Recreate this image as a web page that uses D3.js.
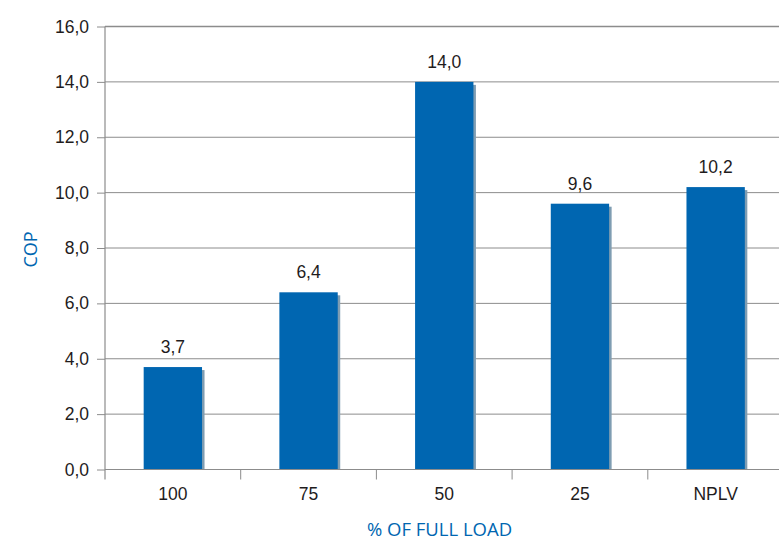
<!DOCTYPE html>
<html>
<head>
<meta charset="utf-8">
<script src="https://cdn.jsdelivr.net/npm/d3@7"></script>
<style>
  html, body { margin: 0; padding: 0; background: #fff; }
  svg { display: block; font-family: "Liberation Sans", Arial, Helvetica, sans-serif; }
</style>
</head>
<body>
<svg id="chart" width="779" height="540"></svg>
<script>
// COP at each part-load point
const categories = ["100", "75", "50", "25", "NPLV"];
const copValues = [3.7, 6.4, 14.0, 9.6, 10.2];
const yTicks = [0, 2, 4, 6, 8, 10, 12, 14, 16];
const xTitle = "% OF FULL LOAD";
const yTitle = "COP";

const W = 779, H = 540;
const plot = { left: 105, right: 783.5, top: 26.5, bottom: 469.5 };

const svg = d3.select("#chart");
const fmt = v => d3.format(".1f")(v).replace(".", ",");

const x = d3.scaleBand().domain(categories).range([plot.left, plot.right]).padding(0);
const y = d3.scaleLinear().domain([0, 16]).range([plot.bottom, plot.top]);

const gridColor = "#8c8c8c";
const textColor = "#1f1c1d";
const blue = "#0066b1";
const titleFont = "'Open Sans', 'Noto Sans', sans-serif";

// horizontal gridlines
svg.append("g")
  .selectAll("line")
  .data(yTicks)
  .join("line")
  .attr("x1", plot.left).attr("x2", W)
  .attr("y1", d => y(d)).attr("y2", d => y(d))
  .attr("stroke", gridColor)
  .attr("stroke-width", d => d === 16 ? 1.6 : 1);

// y axis: ticks to the left, labels
const yAxis = d3.axisLeft(y).tickValues(yTicks).tickSize(8).tickPadding(8).tickFormat(fmt);
const gy = svg.append("g").attr("transform", `translate(${plot.left},0)`).call(yAxis);
gy.select(".domain").remove();
gy.selectAll(".tick line").attr("stroke", gridColor);
gy.selectAll(".tick text").attr("fill", textColor).attr("font-size", 17.5).attr("font-family", null);

// vertical axis line, extended below the baseline
svg.append("line")
  .attr("x1", plot.left).attr("x2", plot.left)
  .attr("y1", plot.top).attr("y2", plot.bottom + 10)
  .attr("stroke", gridColor).attr("stroke-width", 1.2);

// category boundary ticks below the baseline
svg.append("g")
  .selectAll("line")
  .data(categories.slice(1))
  .join("line")
  .attr("x1", d => x(d)).attr("x2", d => x(d))
  .attr("y1", plot.bottom).attr("y2", plot.bottom + 10)
  .attr("stroke", gridColor);

// bars with a thin drop shadow on the right
const barW = x.bandwidth() * 0.43;
const bx = d => x(d) + (x.bandwidth() - barW) / 2;
const data = categories.map((c, i) => ({ c, v: copValues[i] }));

svg.append("g")
  .selectAll("rect")
  .data(data)
  .join("rect")
  .attr("x", d => bx(d.c) + 2.5)
  .attr("y", d => y(d.v) + 3)
  .attr("width", barW)
  .attr("height", d => plot.bottom - y(d.v) - 3)
  .attr("fill", "#7f9db2");

svg.append("g")
  .selectAll("rect")
  .data(data)
  .join("rect")
  .attr("x", d => bx(d.c))
  .attr("y", d => y(d.v))
  .attr("width", barW)
  .attr("height", d => plot.bottom - y(d.v))
  .attr("fill", blue);

// baseline drawn over the bars
svg.append("line")
  .attr("x1", plot.left).attr("x2", W)
  .attr("y1", plot.bottom).attr("y2", plot.bottom)
  .attr("stroke", gridColor).attr("stroke-width", 1.2);

// value labels
svg.append("g")
  .selectAll("text")
  .data(data)
  .join("text")
  .attr("x", d => x(d.c) + x.bandwidth() / 2)
  .attr("y", d => y(d.v) - 14)
  .attr("text-anchor", "middle")
  .attr("font-size", 17.5)
  .attr("fill", textColor)
  .text(d => fmt(d.v));

// category labels
svg.append("g")
  .selectAll("text")
  .data(categories)
  .join("text")
  .attr("x", d => x(d) + x.bandwidth() / 2)
  .attr("y", plot.bottom + 30)
  .attr("text-anchor", "middle")
  .attr("font-size", 17.5)
  .attr("fill", textColor)
  .text(d => d);

// axis titles
svg.append("text")
  .attr("x", 439.5).attr("y", 536)
  .attr("text-anchor", "middle")
  .attr("font-family", titleFont)
  .attr("font-size", 18.5)
  .attr("fill", blue)
  .text(xTitle);

svg.append("text")
  .attr("transform", `translate(36.5,249.5) rotate(-90)`)
  .attr("text-anchor", "middle")
  .attr("font-family", titleFont)
  .attr("font-size", 18)
  .attr("fill", blue)
  .text(yTitle);
</script>
</body>
</html>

* * * * * * *

EXERCISE GOAL
Copy out the whole listing exactly, and don't carry over any pictures.

CORRECT ANSWER
Recreate this image as a web page that uses D3.js.
<!DOCTYPE html>
<html>
<head>
<meta charset="utf-8">
<script src="https://cdn.jsdelivr.net/npm/d3@7"></script>
<style>
  html, body { margin: 0; padding: 0; background: #fff; }
  svg { display: block; font-family: "Liberation Sans", Arial, Helvetica, sans-serif; }
</style>
</head>
<body>
<svg id="chart" width="779" height="540"></svg>
<script>
// COP at each part-load point
const categories = ["100", "75", "50", "25", "NPLV"];
const copValues = [3.7, 6.4, 14.0, 9.6, 10.2];
const yTicks = [0, 2, 4, 6, 8, 10, 12, 14, 16];
const xTitle = "% OF FULL LOAD";
const yTitle = "COP";

const W = 779, H = 540;
const plot = { left: 105, right: 783.5, top: 26.5, bottom: 469.5 };

const svg = d3.select("#chart");
const fmt = v => d3.format(".1f")(v).replace(".", ",");

const x = d3.scaleBand().domain(categories).range([plot.left, plot.right]).padding(0);
const y = d3.scaleLinear().domain([0, 16]).range([plot.bottom, plot.top]);

const gridColor = "#8c8c8c";
const textColor = "#1f1c1d";
const blue = "#0066b1";
const titleFont = "'Open Sans', 'Noto Sans', sans-serif";

// horizontal gridlines
svg.append("g")
  .selectAll("line")
  .data(yTicks)
  .join("line")
  .attr("x1", plot.left).attr("x2", W)
  .attr("y1", d => y(d)).attr("y2", d => y(d))
  .attr("stroke", gridColor)
  .attr("stroke-width", d => d === 16 ? 1.6 : 1);

// y axis: ticks to the left, labels
const yAxis = d3.axisLeft(y).tickValues(yTicks).tickSize(8).tickPadding(8).tickFormat(fmt);
const gy = svg.append("g").attr("transform", `translate(${plot.left},0)`).call(yAxis);
gy.select(".domain").remove();
gy.selectAll(".tick line").attr("stroke", gridColor);
gy.selectAll(".tick text").attr("fill", textColor).attr("font-size", 17.5).attr("font-family", null);

// vertical axis line, extended below the baseline
svg.append("line")
  .attr("x1", plot.left).attr("x2", plot.left)
  .attr("y1", plot.top).attr("y2", plot.bottom + 10)
  .attr("stroke", gridColor).attr("stroke-width", 1.2);

// category boundary ticks below the baseline
svg.append("g")
  .selectAll("line")
  .data(categories.slice(1))
  .join("line")
  .attr("x1", d => x(d)).attr("x2", d => x(d))
  .attr("y1", plot.bottom).attr("y2", plot.bottom + 10)
  .attr("stroke", gridColor);

// bars with a thin drop shadow on the right
const barW = x.bandwidth() * 0.43;
const bx = d => x(d) + (x.bandwidth() - barW) / 2;
const data = categories.map((c, i) => ({ c, v: copValues[i] }));

svg.append("g")
  .selectAll("rect")
  .data(data)
  .join("rect")
  .attr("x", d => bx(d.c) + 2.5)
  .attr("y", d => y(d.v) + 3)
  .attr("width", barW)
  .attr("height", d => plot.bottom - y(d.v) - 3)
  .attr("fill", "#7f9db2");

svg.append("g")
  .selectAll("rect")
  .data(data)
  .join("rect")
  .attr("x", d => bx(d.c))
  .attr("y", d => y(d.v))
  .attr("width", barW)
  .attr("height", d => plot.bottom - y(d.v))
  .attr("fill", blue);

// baseline drawn over the bars
svg.append("line")
  .attr("x1", plot.left).attr("x2", W)
  .attr("y1", plot.bottom).attr("y2", plot.bottom)
  .attr("stroke", gridColor).attr("stroke-width", 1.2);

// value labels
svg.append("g")
  .selectAll("text")
  .data(data)
  .join("text")
  .attr("x", d => x(d.c) + x.bandwidth() / 2)
  .attr("y", d => y(d.v) - 14)
  .attr("text-anchor", "middle")
  .attr("font-size", 17.5)
  .attr("fill", textColor)
  .text(d => fmt(d.v));

// category labels
svg.append("g")
  .selectAll("text")
  .data(categories)
  .join("text")
  .attr("x", d => x(d) + x.bandwidth() / 2)
  .attr("y", plot.bottom + 30)
  .attr("text-anchor", "middle")
  .attr("font-size", 17.5)
  .attr("fill", textColor)
  .text(d => d);

// axis titles
svg.append("text")
  .attr("x", 439.5).attr("y", 536)
  .attr("text-anchor", "middle")
  .attr("font-family", titleFont)
  .attr("font-size", 18.5)
  .attr("fill", blue)
  .text(xTitle);

svg.append("text")
  .attr("transform", `translate(36.5,249.5) rotate(-90)`)
  .attr("text-anchor", "middle")
  .attr("font-family", titleFont)
  .attr("font-size", 18)
  .attr("fill", blue)
  .text(yTitle);
</script>
</body>
</html>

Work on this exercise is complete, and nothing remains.